六、在Stable Baselines3中的实际应用

1. BaseAlgorithm中的使用

python 复制代码

class BaseAlgorithm:
    def __init__(self, learning_rate: Union[float, Schedule], ...):
        self.learning_rate = learning_rate
        
    def _setup_lr_schedule(self) -> None:
        # 统一转换为调度函数
        self.lr_schedule = get_schedule_fn(self.learning_rate)
        
    def _update_learning_rate(self) -> None:
        # 使用统一接口获取当前学习率
        current_lr = self.lr_schedule(self._current_progress_remaining)
        # 更新优化器学习率
        update_learning_rate(self.policy.optimizer, current_lr)

2. PPO算法中的使用

python 复制代码

class PPO(OnPolicyAlgorithm):
    def __init__(self, clip_range: Union[float, Schedule], ...):
        self.clip_range = clip_range
        
    def train(self) -> None:
        # 获取当前裁剪范围
        clip_range = self.clip_range(self._current_progress_remaining)
        # 在损失计算中使用
        loss = self._compute_loss(clip_range=clip_range)

七、示例：完整使用流程

python 复制代码

# 1. 用户指定学习率（可以是常数或函数）
learning_rate = 0.001  # 方式1：常数
# 或
learning_rate = lambda progress: 0.001 * progress  # 方式2：动态

# 2. 算法初始化时转换
lr_schedule = get_schedule_fn(learning_rate)
# 现在 lr_schedule 总是一个可调用函数

# 3. 训练过程中使用
class TrainingLoop:
    def __init__(self, total_steps: int):
        self.total_steps = total_steps
        self.current_step = 0
        
    def get_progress_remaining(self) -> float:
        # 计算剩余进度：从1.0到0.0
        return 1.0 - (self.current_step / self.total_steps)
    
    def update_parameters(self):
        # 获取当前学习率
        progress = self.get_progress_remaining()
        current_lr = lr_schedule(progress)  # 统一调用方式
        
        # 使用current_lr更新模型
        print(f"Step {self.current_step}, Progress: {progress:.2f}, LR: {current_lr}")
        
        self.current_step += 1

# 4. 运行示例
loop = TrainingLoop(total_steps=100)
for _ in range(100):
    loop.update_parameters()

八、设计优点

1. 用户友好性

python 复制代码

# 用户可以用最简单的方式：
model = PPO("MlpPolicy", env, learning_rate=0.001)  # 常数

# 也可以用复杂的方式：
model = PPO("MlpPolicy", env, 
            learning_rate=lambda p: 0.001 * p)  # 动态

2. 内部一致性

python 复制代码

# 算法内部不需要关心用户传入的是什么
# 统一按函数方式处理
current_value = self.schedule_fn(self._current_progress_remaining)

3. 扩展性

python 复制代码

# 可以轻松添加新的调度策略
def cosine_schedule(initial_value: float, final_value: float = 0.0) -> Schedule:
    def func(progress_remaining: float) -> float:
        # 余弦衰减
        return final_value + 0.5 * (initial_value - final_value) * (1 + math.cos(math.pi * (1 - progress_remaining)))
    return func

# 使用
learning_rate = cosine_schedule(0.001, 0.0001)

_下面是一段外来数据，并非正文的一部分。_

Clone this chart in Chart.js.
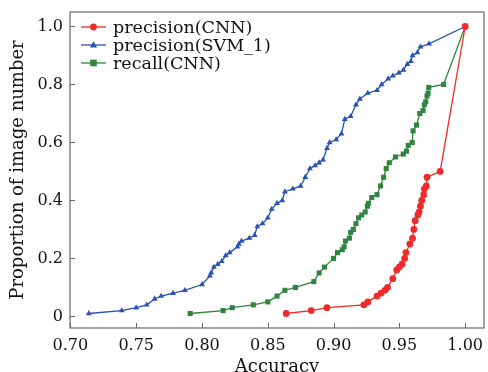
<!DOCTYPE html>
<html>
<head>
<meta charset="utf-8">
<script src="https://cdn.jsdelivr.net/npm/chart.js@4"></script>
<style>
  html, body { margin: 0; padding: 0; background: #fff; }
  #wrap { width: 488px; height: 372px; }
</style>
</head>
<body>
<div id="wrap"><canvas id="rocChart" width="488" height="372"></canvas></div>
<script>
const xTicks = [0.70, 0.75, 0.80, 0.85, 0.90, 0.95, 1.00];
const yTicks = [0, 0.2, 0.4, 0.6, 0.8, 1.0];

const cnnPrecX = [0.864, 0.883, 0.895, 0.923, 0.926, 0.933, 0.936, 0.939, 0.941, 0.945, 0.948, 0.950, 0.952, 0.954, 0.955, 0.958, 0.960, 0.961, 0.962, 0.964, 0.965, 0.966, 0.967, 0.9685, 0.969, 0.9705, 0.971, 0.981, 1.0];
const cnnPrecY = [0.01, 0.02, 0.03, 0.04, 0.05, 0.07, 0.08, 0.09, 0.10, 0.13, 0.16, 0.17, 0.18, 0.20, 0.22, 0.25, 0.27, 0.30, 0.33, 0.35, 0.36, 0.38, 0.40, 0.42, 0.44, 0.45, 0.48, 0.50, 1.0];

const svmPrecX = [0.714, 0.739, 0.750, 0.758, 0.764, 0.769, 0.778, 0.787, 0.800, 0.806, 0.807, 0.809, 0.812, 0.815, 0.818, 0.821, 0.827, 0.828, 0.830, 0.836, 0.840, 0.842, 0.846, 0.850, 0.853, 0.857, 0.861, 0.863, 0.869, 0.875, 0.8785, 0.882, 0.886, 0.889, 0.892, 0.895, 0.897, 0.902, 0.906, 0.9085, 0.913, 0.917, 0.920, 0.926, 0.933, 0.9365, 0.9415, 0.945, 0.9496, 0.953, 0.956, 0.9587, 0.960, 0.9637, 0.966, 0.9725, 1.0];
const svmPrecY = [0.01, 0.02, 0.03, 0.04, 0.06, 0.07, 0.08, 0.09, 0.11, 0.14, 0.15, 0.17, 0.18, 0.19, 0.21, 0.22, 0.24, 0.25, 0.26, 0.27, 0.28, 0.31, 0.32, 0.34, 0.37, 0.39, 0.40, 0.43, 0.44, 0.45, 0.48, 0.51, 0.52, 0.53, 0.54, 0.58, 0.60, 0.61, 0.63, 0.68, 0.69, 0.73, 0.75, 0.77, 0.78, 0.80, 0.82, 0.83, 0.84, 0.85, 0.87, 0.88, 0.90, 0.91, 0.93, 0.94, 1.0];

const cnnRecX = [0.791, 0.816, 0.823, 0.839, 0.850, 0.857, 0.863, 0.871, 0.885, 0.889, 0.893, 0.900, 0.903, 0.9066, 0.908, 0.909, 0.912, 0.913, 0.915, 0.917, 0.919, 0.9214, 0.924, 0.9257, 0.9264, 0.929, 0.933, 0.9357, 0.938, 0.940, 0.9423, 0.947, 0.953, 0.9554, 0.9567, 0.9597, 0.9604, 0.963, 0.9655, 0.968, 0.969, 0.970, 0.971, 0.9718, 0.9723, 0.9836, 1.0];
const cnnRecY = [0.01, 0.02, 0.03, 0.04, 0.05, 0.07, 0.09, 0.10, 0.12, 0.15, 0.17, 0.20, 0.22, 0.23, 0.24, 0.26, 0.27, 0.29, 0.30, 0.32, 0.34, 0.35, 0.36, 0.38, 0.39, 0.41, 0.42, 0.45, 0.48, 0.51, 0.53, 0.55, 0.56, 0.57, 0.59, 0.60, 0.64, 0.66, 0.70, 0.71, 0.73, 0.74, 0.76, 0.77, 0.79, 0.80, 1.0];

const seriesNames = ["precision(CNN)", "precision(SVM_1)", "recall(CNN)"];
const seriesColors = ["#ee2b2b", "#2a52b2", "#2f8440"];
const seriesMarkers = ["circle", "triangle", "rect"];

const serif = "'DejaVu Serif', 'Liberation Serif', serif";
const frameColor = "#6a6a6a";

function toPoints(xs, ys) {
  return xs.map((x, i) => ({ x: x, y: ys[i] }));
}

function makeDataset(idx, xs, ys) {
  return {
    label: seriesNames[idx],
    data: toPoints(xs, ys),
    borderColor: seriesColors[idx],
    backgroundColor: seriesColors[idx],
    borderWidth: 1.3,
    pointStyle: seriesMarkers[idx],
    pointRadius: idx === 2 ? 3.6 : 3.4,
    pointBorderWidth: 0,
    tension: 0,
    showLine: true,
  };
}

// frame, inward ticks and legend box like matplotlib
const framePlugin = {
  id: "frame",
  afterDraw(chart) {
    const { ctx, chartArea: a, scales } = chart;
    ctx.save();
    ctx.strokeStyle = frameColor;
    ctx.lineWidth = 1.2;
    ctx.strokeRect(a.left, a.top, a.right - a.left, a.bottom - a.top);

    ctx.lineWidth = 1;
    ctx.beginPath();
    xTicks.forEach((v) => {
      const px = Math.round(scales.x.getPixelForValue(v)) + 0.5;
      ctx.moveTo(px, a.bottom);
      ctx.lineTo(px, a.bottom - 5);
    });
    yTicks.forEach((v) => {
      const py = Math.round(scales.y.getPixelForValue(v)) + 0.5;
      ctx.moveTo(a.left, py);
      ctx.lineTo(a.left + 5, py);
    });
    ctx.stroke();

    // legend
    ctx.font = "17.5px " + serif;
    ctx.textBaseline = "middle";
    seriesNames.forEach((name, i) => {
      const y = a.top + 15 + i * 18;
      const x0 = a.left + 11;
      ctx.strokeStyle = seriesColors[i];
      ctx.fillStyle = seriesColors[i];
      ctx.lineWidth = 1.3;
      ctx.beginPath();
      ctx.moveTo(x0, y);
      ctx.lineTo(x0 + 25, y);
      ctx.stroke();
      const mx = x0 + 12.5;
      ctx.beginPath();
      if (i === 0) {
        ctx.arc(mx, y, 3.4, 0, Math.PI * 2);
      } else if (i === 1) {
        ctx.moveTo(mx, y - 3.8);
        ctx.lineTo(mx + 3.6, y + 2.4);
        ctx.lineTo(mx - 3.6, y + 2.4);
        ctx.closePath();
      } else {
        ctx.rect(mx - 3.3, y - 3.3, 6.6, 6.6);
      }
      ctx.fill();
      ctx.fillStyle = "#111";
      ctx.fillText(name, x0 + 32, y + 1);
    });
    ctx.restore();
  },
};

const chartElement = document.getElementById("rocChart").getContext("2d");

const rocChart = new Chart(chartElement, {
  type: "line",
  data: {
    datasets: [
      makeDataset(0, cnnPrecX, cnnPrecY),
      makeDataset(1, svmPrecX, svmPrecY),
      makeDataset(2, cnnRecX, cnnRecY),
    ],
  },
  options: {
    responsive: false,
    animation: false,
    layout: { padding: { top: 12, right: -2, left: 0, bottom: 0 } },
    plugins: {
      legend: { display: false },
      tooltip: { enabled: false },
    },
    scales: {
      x: {
        type: "linear",
        min: 0.6997,
        max: 1.0143,
        afterBuildTicks: (scale) => {
          scale.ticks = xTicks.map((v) => ({ value: v }));
        },
        afterFit: (scale) => {
          scale.height = 44;
          scale.paddingLeft = 0;
          scale.paddingRight = 0;
        },
        grid: { display: false, drawTicks: false },
        border: { display: false },
        ticks: {
          padding: 8,
          color: "#111",
          font: { family: serif, size: 16 },
          maxRotation: 0,
          callback: (v) => Number(v).toFixed(2),
        },
        title: {
          display: true,
          text: "Accuracy",
          color: "#111",
          font: { family: serif, size: 18 },
          padding: { top: 0, bottom: -6 },
        },
      },
      y: {
        type: "linear",
        min: -0.04,
        max: 1.05,
        afterBuildTicks: (scale) => {
          scale.ticks = yTicks.map((v) => ({ value: v }));
        },
        afterFit: (scale) => {
          scale.width = 70;
          scale.paddingTop = 0;
          scale.paddingBottom = 0;
        },
        grid: { display: false, drawTicks: false },
        border: { display: false },
        ticks: {
          padding: 7,
          color: "#111",
          font: { family: serif, size: 16 },
          callback: (v) => (v === 0 ? "0" : Number(v).toFixed(1)),
        },
        title: {
          display: true,
          text: "Proportion of image number",
          color: "#111",
          font: { family: serif, size: 18 },
          padding: { top: 8, bottom: 0 },
        },
      },
    },
  },
  plugins: [framePlugin],
});
</script>
</body>
</html>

get_schedule_fn 函数是Stable Baselines3中一个精巧的设计模式实现，它：

统一接口：将数值和函数统一转换为可调用对象

提供灵活性：支持常数调度和动态调度

增强健壮性：通过float转换确保类型安全和序列化兼容性

简化代码：让算法内部处理调度逻辑更加简洁

这个设计体现了策略模式（Strategy Pattern）的思想，允许用户根据需要选择不同的调度策略，同时保持算法内部接口的一致性。这是Stable Baselines3代码库中一个典型的实用工具函数，展示了优秀的API设计原则。